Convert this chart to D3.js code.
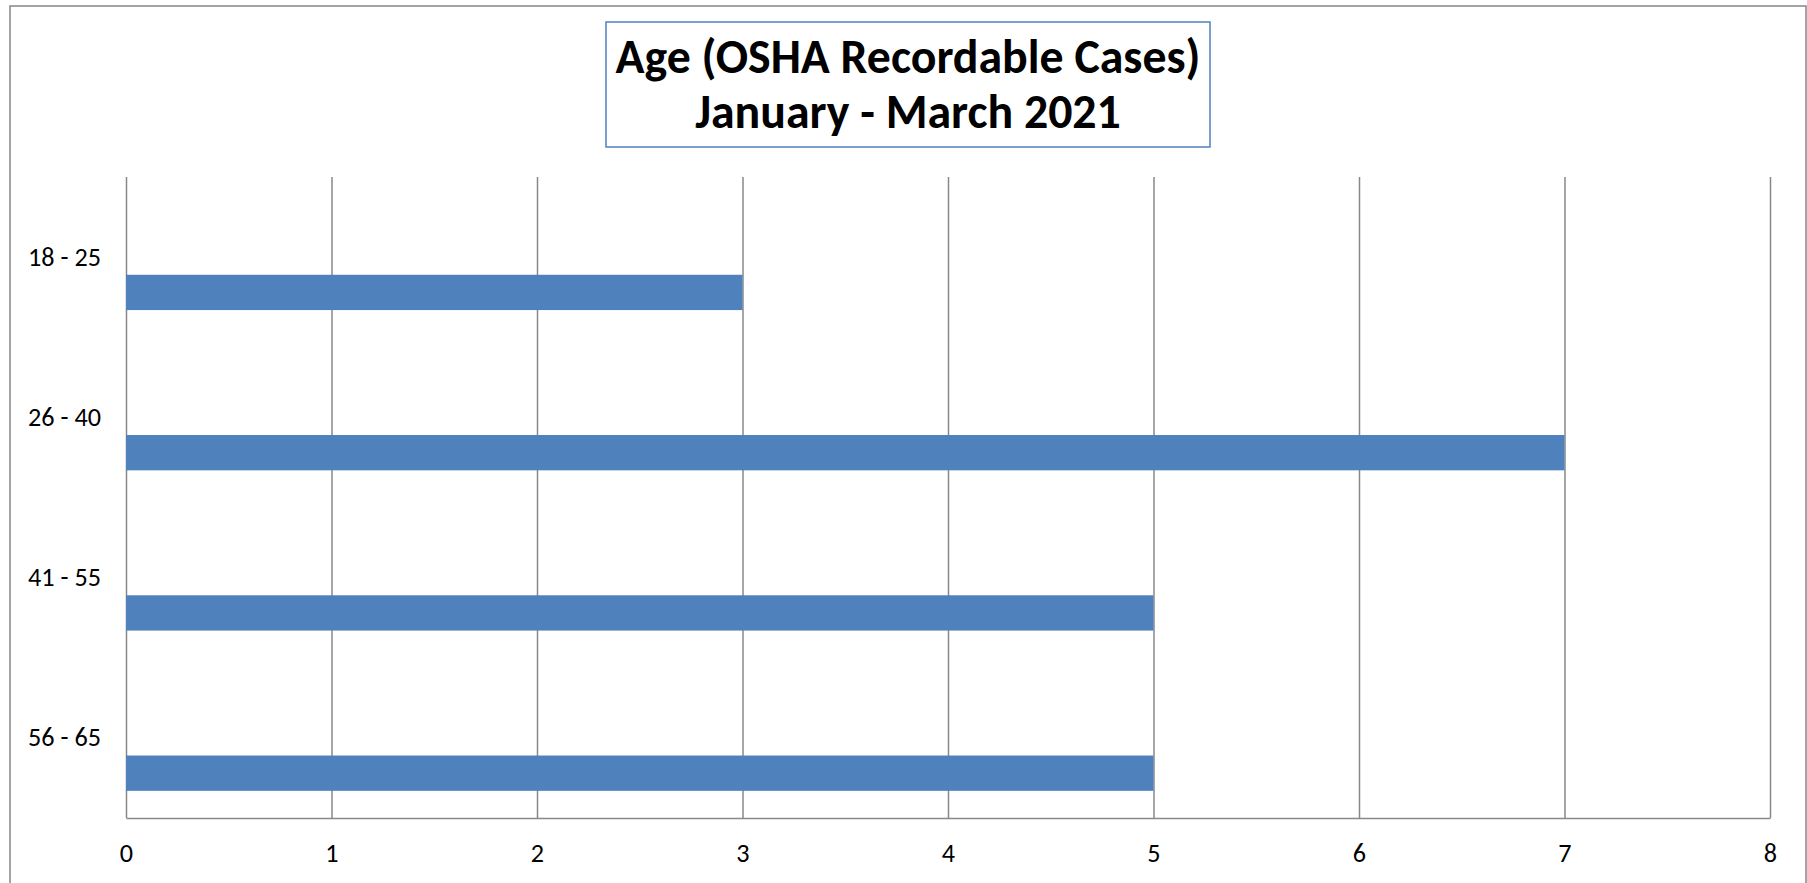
<!DOCTYPE html>
<html>
<head>
<meta charset="utf-8">
<script src="https://cdn.jsdelivr.net/npm/d3@7"></script>
<style>
  html, body { margin: 0; padding: 0; background: #fff; overflow: hidden; }
  svg { display: block; }
</style>
</head>
<body>
<svg id="chart" width="1807" height="883"></svg>
<script>
// ---- data ----
const categories = ["18 - 25", "26 - 40", "41 - 55", "56 - 65"];
const cases = [3, 7, 5, 5];
const xTicks = [0, 1, 2, 3, 4, 5, 6, 7, 8];
const titleLines = ["Age (OSHA Recordable Cases)", "January - March 2021"];

// ---- layout ----
const plot = { left: 126, right: 1770, top: 177, bottom: 818 };
const FONT = "Carlito, Calibri, Lato, 'Open Sans', sans-serif";
const barColor = "#4F81BD";
const gridColor = "#888888";

const svg = d3.select("#chart");

// outer chart border (extends below viewport as in reference)
svg.append("rect")
  .attr("x", 10).attr("y", 6)
  .attr("width", 1796).attr("height", 920)
  .attr("fill", "#fff")
  .attr("stroke", "#868686").attr("stroke-width", 1.5);

const x = d3.scaleLinear().domain([0, 8]).range([plot.left, plot.right]);
const y = d3.scaleBand().domain(categories).range([plot.top, plot.bottom]).padding(0);
// series slot inside each category band (bar occupies the 3rd of 3 slots, Excel-style gap)
const slot = d3.scaleBand().domain([0, 1, 2]).range([0, y.bandwidth()]).paddingInner(0).paddingOuter(0.77);

// gridlines + axis via d3 axis
const xAxis = d3.axisBottom(x)
  .tickValues(xTicks)
  .tickFormat(d3.format("d"))
  .tickSizeInner(-(plot.bottom - plot.top))
  .tickSizeOuter(0)
  .tickPadding(0);

const gx = svg.append("g")
  .attr("transform", `translate(0,${plot.bottom})`)
  .call(xAxis);
gx.select(".domain").attr("stroke", gridColor).attr("stroke-width", 1.5);
gx.selectAll(".tick line").attr("stroke", gridColor).attr("stroke-width", 1.5);
gx.selectAll(".tick text")
  .attr("y", 44)
  .attr("dy", null)
  .attr("fill", "#000")
  .style("font-family", FONT)
  .style("font-size", "24px");

// bars
svg.append("g").selectAll("rect")
  .data(categories.map((c, i) => ({ c, v: cases[i] })))
  .join("rect")
  .attr("x", x(0))
  .attr("y", d => y(d.c) + slot(2))
  .attr("width", d => x(d.v) - x(0))
  .attr("height", slot.bandwidth())
  .attr("fill", barColor);

// category labels
const catText = svg.append("g").selectAll("text")
  .data(categories)
  .join("text")
  .attr("x", 101)
  .attr("y", d => y(d) + y.bandwidth() / 2 + 8.5)
  .attr("text-anchor", "end")
  .attr("fill", "#000")
  .style("font-family", FONT)
  .style("font-size", "24px")
  .text(d => d);

// fit label font so "26 - 40" is ~73px wide
(function fitLabels() {
  const n = catText.nodes()[1];
  const w = n.getComputedTextLength();
  const fs = 24 * 73 / w;
  catText.style("font-size", fs + "px");
  gx.selectAll(".tick text").style("font-size", fs + "px");
})();

// title box
svg.append("rect")
  .attr("x", 606).attr("y", 22)
  .attr("width", 604).attr("height", 125)
  .attr("fill", "#fff")
  .attr("stroke", "#4F81BD").attr("stroke-width", 1.5);

const titleText = svg.append("g").selectAll("text")
  .data(titleLines)
  .join("text")
  .attr("x", 908)
  .attr("y", (d, i) => i === 0 ? 73 : 128)
  .attr("text-anchor", "middle")
  .attr("fill", "#000")
  .style("font-family", FONT)
  .style("font-weight", "bold")
  .style("font-size", "44px")
  .text(d => d);

(function fitTitle() {
  const n = titleText.nodes()[0];
  const w = n.getComputedTextLength();
  const fs = 44 * 585 / w;
  titleText.style("font-size", fs + "px");
})();
</script>
</body>
</html>
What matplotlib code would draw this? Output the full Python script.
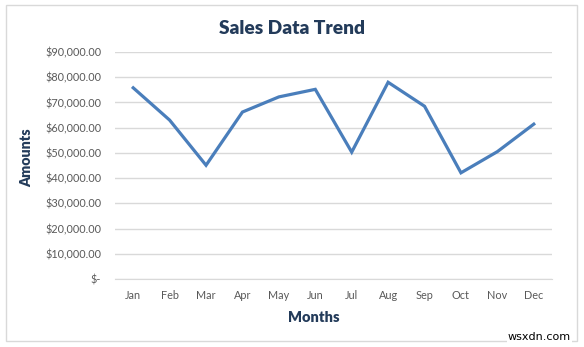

==*==

Copy the material above in full and exactly, skipping pictures.

Convert this chart to D3.js code.
<!DOCTYPE html>
<html>
<head>
<meta charset="utf-8">
<script src="https://cdn.jsdelivr.net/npm/d3@7"></script>
<style>
  html, body { margin: 0; padding: 0; background: #fff; overflow: hidden; }
  svg { display: block; }
</style>
</head>
<body>
<svg id="chart" width="1807" height="883"></svg>
<script>
// ---- data ----
const categories = ["18 - 25", "26 - 40", "41 - 55", "56 - 65"];
const cases = [3, 7, 5, 5];
const xTicks = [0, 1, 2, 3, 4, 5, 6, 7, 8];
const titleLines = ["Age (OSHA Recordable Cases)", "January - March 2021"];

// ---- layout ----
const plot = { left: 126, right: 1770, top: 177, bottom: 818 };
const FONT = "Carlito, Calibri, Lato, 'Open Sans', sans-serif";
const barColor = "#4F81BD";
const gridColor = "#888888";

const svg = d3.select("#chart");

// outer chart border (extends below viewport as in reference)
svg.append("rect")
  .attr("x", 10).attr("y", 6)
  .attr("width", 1796).attr("height", 920)
  .attr("fill", "#fff")
  .attr("stroke", "#868686").attr("stroke-width", 1.5);

const x = d3.scaleLinear().domain([0, 8]).range([plot.left, plot.right]);
const y = d3.scaleBand().domain(categories).range([plot.top, plot.bottom]).padding(0);
// series slot inside each category band (bar occupies the 3rd of 3 slots, Excel-style gap)
const slot = d3.scaleBand().domain([0, 1, 2]).range([0, y.bandwidth()]).paddingInner(0).paddingOuter(0.77);

// gridlines + axis via d3 axis
const xAxis = d3.axisBottom(x)
  .tickValues(xTicks)
  .tickFormat(d3.format("d"))
  .tickSizeInner(-(plot.bottom - plot.top))
  .tickSizeOuter(0)
  .tickPadding(0);

const gx = svg.append("g")
  .attr("transform", `translate(0,${plot.bottom})`)
  .call(xAxis);
gx.select(".domain").attr("stroke", gridColor).attr("stroke-width", 1.5);
gx.selectAll(".tick line").attr("stroke", gridColor).attr("stroke-width", 1.5);
gx.selectAll(".tick text")
  .attr("y", 44)
  .attr("dy", null)
  .attr("fill", "#000")
  .style("font-family", FONT)
  .style("font-size", "24px");

// bars
svg.append("g").selectAll("rect")
  .data(categories.map((c, i) => ({ c, v: cases[i] })))
  .join("rect")
  .attr("x", x(0))
  .attr("y", d => y(d.c) + slot(2))
  .attr("width", d => x(d.v) - x(0))
  .attr("height", slot.bandwidth())
  .attr("fill", barColor);

// category labels
const catText = svg.append("g").selectAll("text")
  .data(categories)
  .join("text")
  .attr("x", 101)
  .attr("y", d => y(d) + y.bandwidth() / 2 + 8.5)
  .attr("text-anchor", "end")
  .attr("fill", "#000")
  .style("font-family", FONT)
  .style("font-size", "24px")
  .text(d => d);

// fit label font so "26 - 40" is ~73px wide
(function fitLabels() {
  const n = catText.nodes()[1];
  const w = n.getComputedTextLength();
  const fs = 24 * 73 / w;
  catText.style("font-size", fs + "px");
  gx.selectAll(".tick text").style("font-size", fs + "px");
})();

// title box
svg.append("rect")
  .attr("x", 606).attr("y", 22)
  .attr("width", 604).attr("height", 125)
  .attr("fill", "#fff")
  .attr("stroke", "#4F81BD").attr("stroke-width", 1.5);

const titleText = svg.append("g").selectAll("text")
  .data(titleLines)
  .join("text")
  .attr("x", 908)
  .attr("y", (d, i) => i === 0 ? 73 : 128)
  .attr("text-anchor", "middle")
  .attr("fill", "#000")
  .style("font-family", FONT)
  .style("font-weight", "bold")
  .style("font-size", "44px")
  .text(d => d);

(function fitTitle() {
  const n = titleText.nodes()[0];
  const w = n.getComputedTextLength();
  const fs = 44 * 585 / w;
  titleText.style("font-size", fs + "px");
})();
</script>
</body>
</html>
What matplotlib code would draw this? Output the full Python script.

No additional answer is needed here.